◆ Collected material:
* * *
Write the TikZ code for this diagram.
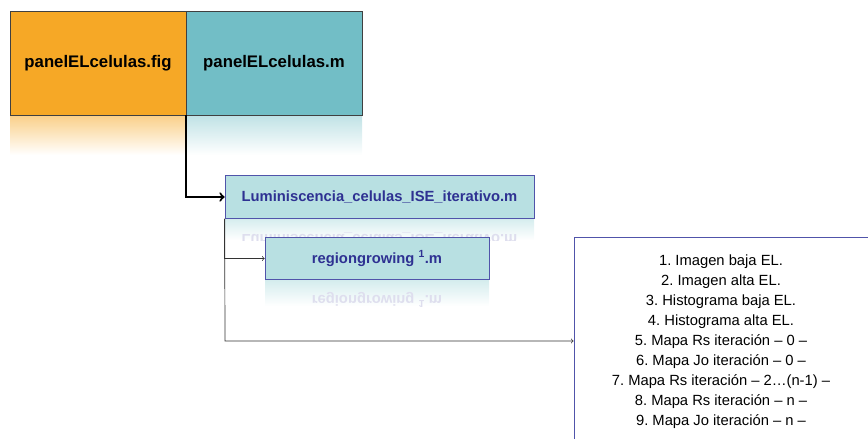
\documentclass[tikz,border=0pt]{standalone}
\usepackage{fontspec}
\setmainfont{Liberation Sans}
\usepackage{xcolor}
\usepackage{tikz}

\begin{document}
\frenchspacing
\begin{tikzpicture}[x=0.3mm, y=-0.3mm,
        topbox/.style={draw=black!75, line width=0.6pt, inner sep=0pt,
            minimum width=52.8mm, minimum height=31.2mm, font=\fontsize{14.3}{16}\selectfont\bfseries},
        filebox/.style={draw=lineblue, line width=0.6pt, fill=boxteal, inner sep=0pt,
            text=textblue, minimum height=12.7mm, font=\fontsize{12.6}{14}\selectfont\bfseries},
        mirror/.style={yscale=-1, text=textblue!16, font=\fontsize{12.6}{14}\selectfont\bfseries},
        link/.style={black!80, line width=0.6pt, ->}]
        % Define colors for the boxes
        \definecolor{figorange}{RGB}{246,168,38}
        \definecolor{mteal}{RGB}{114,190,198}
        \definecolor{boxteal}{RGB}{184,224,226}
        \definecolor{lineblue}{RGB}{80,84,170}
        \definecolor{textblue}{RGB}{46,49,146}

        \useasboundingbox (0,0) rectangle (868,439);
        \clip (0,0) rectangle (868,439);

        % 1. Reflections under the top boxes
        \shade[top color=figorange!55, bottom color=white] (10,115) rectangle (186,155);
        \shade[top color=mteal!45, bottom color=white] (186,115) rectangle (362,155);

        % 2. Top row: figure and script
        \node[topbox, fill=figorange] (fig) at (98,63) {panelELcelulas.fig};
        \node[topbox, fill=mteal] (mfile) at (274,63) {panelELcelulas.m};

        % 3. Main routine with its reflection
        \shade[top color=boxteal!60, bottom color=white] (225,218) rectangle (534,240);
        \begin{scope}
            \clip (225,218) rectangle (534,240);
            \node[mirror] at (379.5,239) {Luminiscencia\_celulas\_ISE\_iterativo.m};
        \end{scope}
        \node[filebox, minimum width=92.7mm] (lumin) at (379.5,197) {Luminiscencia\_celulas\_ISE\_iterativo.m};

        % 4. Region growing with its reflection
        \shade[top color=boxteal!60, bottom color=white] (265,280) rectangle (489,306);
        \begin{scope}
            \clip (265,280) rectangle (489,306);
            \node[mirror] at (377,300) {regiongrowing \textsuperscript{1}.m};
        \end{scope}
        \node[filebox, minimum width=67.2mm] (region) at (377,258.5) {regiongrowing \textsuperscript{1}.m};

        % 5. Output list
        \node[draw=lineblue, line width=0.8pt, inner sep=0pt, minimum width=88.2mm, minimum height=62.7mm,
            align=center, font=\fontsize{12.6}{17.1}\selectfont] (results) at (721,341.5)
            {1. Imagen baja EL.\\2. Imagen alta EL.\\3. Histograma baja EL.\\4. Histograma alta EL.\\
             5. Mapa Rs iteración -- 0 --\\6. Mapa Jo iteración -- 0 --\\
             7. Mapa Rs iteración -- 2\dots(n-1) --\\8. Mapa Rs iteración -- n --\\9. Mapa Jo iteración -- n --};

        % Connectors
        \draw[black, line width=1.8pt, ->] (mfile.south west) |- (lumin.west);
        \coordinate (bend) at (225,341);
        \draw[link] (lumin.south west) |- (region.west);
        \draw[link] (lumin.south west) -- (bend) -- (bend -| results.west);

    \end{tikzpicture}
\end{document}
* * *
◆ Task description:
With the pictures left out, transcribe the material exactly.

◆ Finished answer:
Write the TikZ code for this diagram.
\documentclass[tikz,border=0pt]{standalone}
\usepackage{fontspec}
\setmainfont{Liberation Sans}
\usepackage{xcolor}
\usepackage{tikz}

\begin{document}
\frenchspacing
\begin{tikzpicture}[x=0.3mm, y=-0.3mm,
        topbox/.style={draw=black!75, line width=0.6pt, inner sep=0pt,
            minimum width=52.8mm, minimum height=31.2mm, font=\fontsize{14.3}{16}\selectfont\bfseries},
        filebox/.style={draw=lineblue, line width=0.6pt, fill=boxteal, inner sep=0pt,
            text=textblue, minimum height=12.7mm, font=\fontsize{12.6}{14}\selectfont\bfseries},
        mirror/.style={yscale=-1, text=textblue!16, font=\fontsize{12.6}{14}\selectfont\bfseries},
        link/.style={black!80, line width=0.6pt, ->}]
        % Define colors for the boxes
        \definecolor{figorange}{RGB}{246,168,38}
        \definecolor{mteal}{RGB}{114,190,198}
        \definecolor{boxteal}{RGB}{184,224,226}
        \definecolor{lineblue}{RGB}{80,84,170}
        \definecolor{textblue}{RGB}{46,49,146}

        \useasboundingbox (0,0) rectangle (868,439);
        \clip (0,0) rectangle (868,439);

        % 1. Reflections under the top boxes
        \shade[top color=figorange!55, bottom color=white] (10,115) rectangle (186,155);
        \shade[top color=mteal!45, bottom color=white] (186,115) rectangle (362,155);

        % 2. Top row: figure and script
        \node[topbox, fill=figorange] (fig) at (98,63) {panelELcelulas.fig};
        \node[topbox, fill=mteal] (mfile) at (274,63) {panelELcelulas.m};

        % 3. Main routine with its reflection
        \shade[top color=boxteal!60, bottom color=white] (225,218) rectangle (534,240);
        \begin{scope}
            \clip (225,218) rectangle (534,240);
            \node[mirror] at (379.5,239) {Luminiscencia\_celulas\_ISE\_iterativo.m};
        \end{scope}
        \node[filebox, minimum width=92.7mm] (lumin) at (379.5,197) {Luminiscencia\_celulas\_ISE\_iterativo.m};

        % 4. Region growing with its reflection
        \shade[top color=boxteal!60, bottom color=white] (265,280) rectangle (489,306);
        \begin{scope}
            \clip (265,280) rectangle (489,306);
            \node[mirror] at (377,300) {regiongrowing \textsuperscript{1}.m};
        \end{scope}
        \node[filebox, minimum width=67.2mm] (region) at (377,258.5) {regiongrowing \textsuperscript{1}.m};

        % 5. Output list
        \node[draw=lineblue, line width=0.8pt, inner sep=0pt, minimum width=88.2mm, minimum height=62.7mm,
            align=center, font=\fontsize{12.6}{17.1}\selectfont] (results) at (721,341.5)
            {1. Imagen baja EL.\\2. Imagen alta EL.\\3. Histograma baja EL.\\4. Histograma alta EL.\\
             5. Mapa Rs iteración -- 0 --\\6. Mapa Jo iteración -- 0 --\\
             7. Mapa Rs iteración -- 2\dots(n-1) --\\8. Mapa Rs iteración -- n --\\9. Mapa Jo iteración -- n --};

        % Connectors
        \draw[black, line width=1.8pt, ->] (mfile.south west) |- (lumin.west);
        \coordinate (bend) at (225,341);
        \draw[link] (lumin.south west) |- (region.west);
        \draw[link] (lumin.south west) -- (bend) -- (bend -| results.west);

    \end{tikzpicture}
\end{document}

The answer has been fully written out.